On Capital Adequacy, it stated that the shareholders’ funds of the PMBs increased by 93.91 percent to N138.92 billion in 2015 from N71.64 billion in 2014. Capital adequacy ratio for the subsector stood at 74.04 percent as at December 2015, which exceeded the prudential threshold of 10 percent.
“Asset Quality: Total loans and advances extended by the subsector declined significantly by 31.87% to N168.96 billion in 2015. There was a significant improvement in the quality of assets as the NPL ratio decreased from 44.14% in 2014 to 15.40% in 2015. Despite that improvement, the NPL ratio of 15.40% exceeded the prudential maximum threshold of 5%.
“Earnings & Profitability: Unaudited Profit before tax rose from N2.79 billion in 2014 to N3.31 billion in 2015 due to significant rise in interest income and non-interest income by 90.75% and 321.05% in 2015, respectively.
“Liquidity: The PMBs liquidity position was strong during the period under review as the average liquidity ratio was 72.63% in 2015 as against 80.37% in the previous year and exceeded the prudential minimum threshold of 20%.
Overall, the performance of the PMB subsector improved in almost all indices in comparison with 2014. The improvement in the operations of the PMBs was due to the recapitalisation of the sector, enhanced compliance by PMB operators and improved supervisory oversight”, the report indicated.
Loans Recovery
For years, the NDIC has insisted that slow legal processes have been a very serious impediment to the successful recovery of funds from debtors of liquidated banks. At a point, there was a national advocacy for the establishment of special courts to deal with bank loan defaulters. According to Alhaji Umaru Ibrahim, aside excessive litigations, the Corporation also faces the problem of execution of court judgments against its assets as the liquidator of failed banks based on the misunderstanding of its role as a liquidator. In addition, lack of proper understanding of the distinction in the legal status of NDIC as a liquidator and deposit insurer by legal practitioners, courts and the general public were other constraints. There are also difficulties in recovering debts owed to failed banks due to inability to trace the debtors and lack of collaterals. It is nonetheless believed that the introduction of Bank Verification Numbers will help to remove some of these problems.
These cogs in the wheel notwithstanding, the 2015 annual report stated that the cumulative amount of loans recovered over the years stood at N27.41 billion as at December 31, 2015 compared with N26.75 billion as at December 31, 2014. Similarly, the cumulative risk assets recovered from closed MFBs amounted to N125.61 million as at December 31, 2015 compared with N124.38 million as at December, 31, 2014 while the debt recoveries from the debtors of PMBs in-liquidation amounted to N24.73 million as at December 31, 2015.

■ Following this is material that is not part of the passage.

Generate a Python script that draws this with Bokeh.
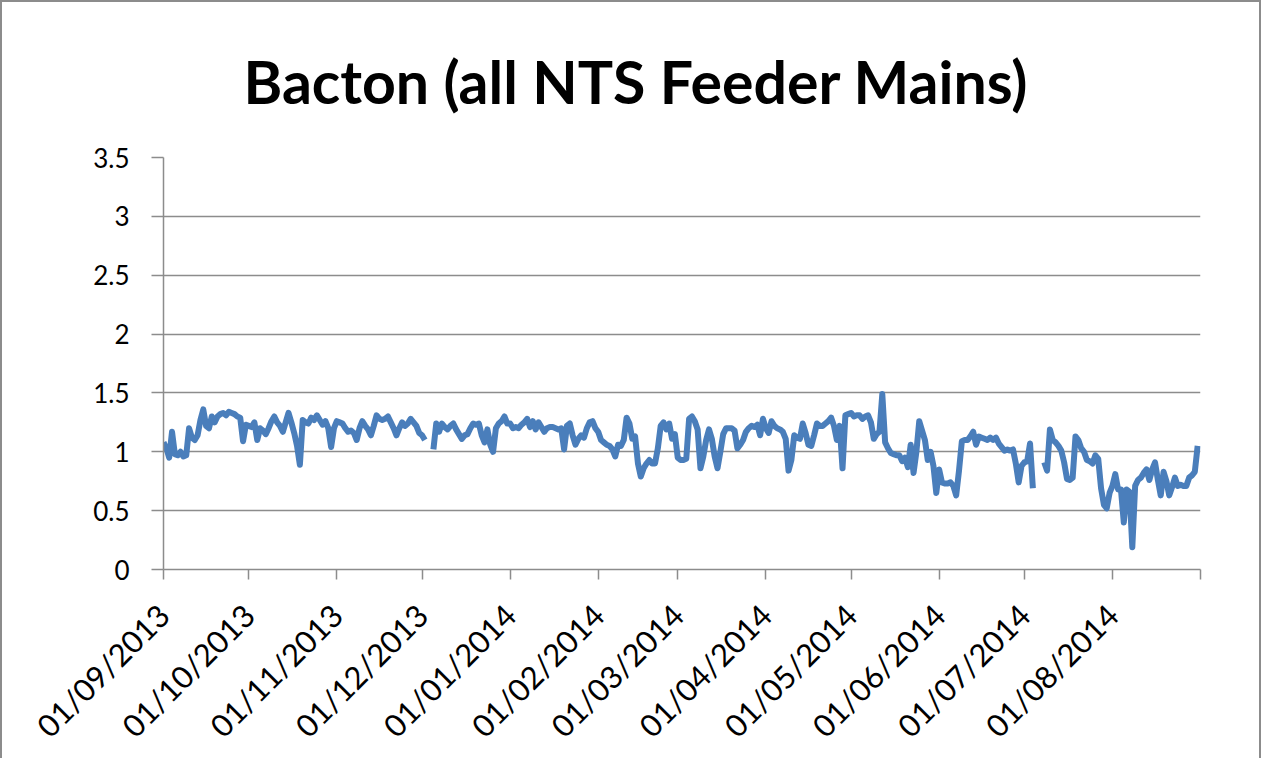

Corporate Social Responsibility
During the year under review, the NDIC sponsored several corporate and community-based projects, which were aimed at promoting its visibility and presence in the public domain. Some of these projects were education-support and community health care related. In this regard, the Corporation spent the sum of N236.15 million on eighteen (18) such projects spread across the country.
Fiscal Responsibility
The Fiscal Responsibility Act 2007 mandates select government corporations and agencies to remit a percentage balance of their annual operating surplus to the Consolidated Revenue Fund of the Federation not later than one month, following the statutory deadline for publishing such corporation’s annual accounts. The Fiscal Responsibility Commission (FRC) in its annual reports has consistently indicted many big agencies and corporations of consistently failing to declare profits and refusing to remit excess profits to the consolidated fund. NDIC is different.
In the 2015 Annual Report, the NDIC fully complied with the provisions of the Fiscal Responsibility Act and so, remitted the sum of N24,185,762,000 to the Consolidated Revenue Fund of the Federation in 2015 as against N15.38 billion in the previous year. Overall, the NDIC’s operating surplus for 2015 stood at N30.23 billion as against N15.52 billion in 2014.